The problem is the following:
We have a positive integer $w$. A set of positive integers $A$ such that $\forall a \in A$ it's true that $a \leq w$. We search for the minimal integer $x$ such that $w \leq x$ and there is a convex integer combination of the elements of $A$ that is equal to $x$. The problem can clearly be written as an integer program but that's not much help.
My best approach is $O(w)$ in both time and space similar to knapsack's dynamic programming solution.
Could someone suggest a better one?
EDIT: I made 2 mistakes in the formulation. The first is that the combination is not convex only non-negative. The second is the algorithm I mentioned is not $O(w)$ but $O(|A|w)$.
The algorithm is like make an array size of $w$, sign $0$ in it and unsign everything else. Set a variable $\min$ to "infinite". Go through the array and to each signed element add each element of $A$. If it's not smaller than $w$ but smaller than $\min$ it's the new $\min$. If it's smaller than $w$ sign the according element. When we reach the end of the array $\min$ holds the $x$ in question.
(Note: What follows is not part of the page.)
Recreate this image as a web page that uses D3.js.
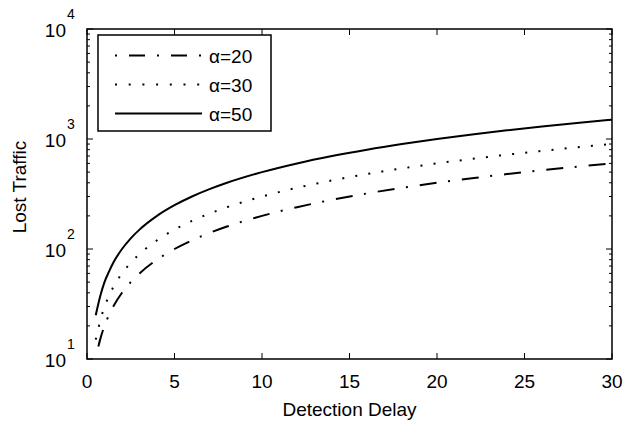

Also the problem can be reformulated as a series of $n$ variable diophantine equation so if $A = \{a_{1}, \ldots, a_{n}\}$ and $d = \gcd(a_{1}, \ldots, a_{n})$ then we only need to check for $x \in \mathbb{N}, w \leq x, d \mid x$ if the diophantine equation $\sum_{i = 1}^{n}y_{i} a_{i} = x$ has an all non-negative $Y = \{y_{1}, \ldots, y_{n}\}$ solution.
I don't know the complexity for this second approach. I don't know how long the series can be.
EDIT.2: The length of the series is the smaller problem. Solving any of the above diophantine equations is like solving the subset-sum problem so this approach is not good either.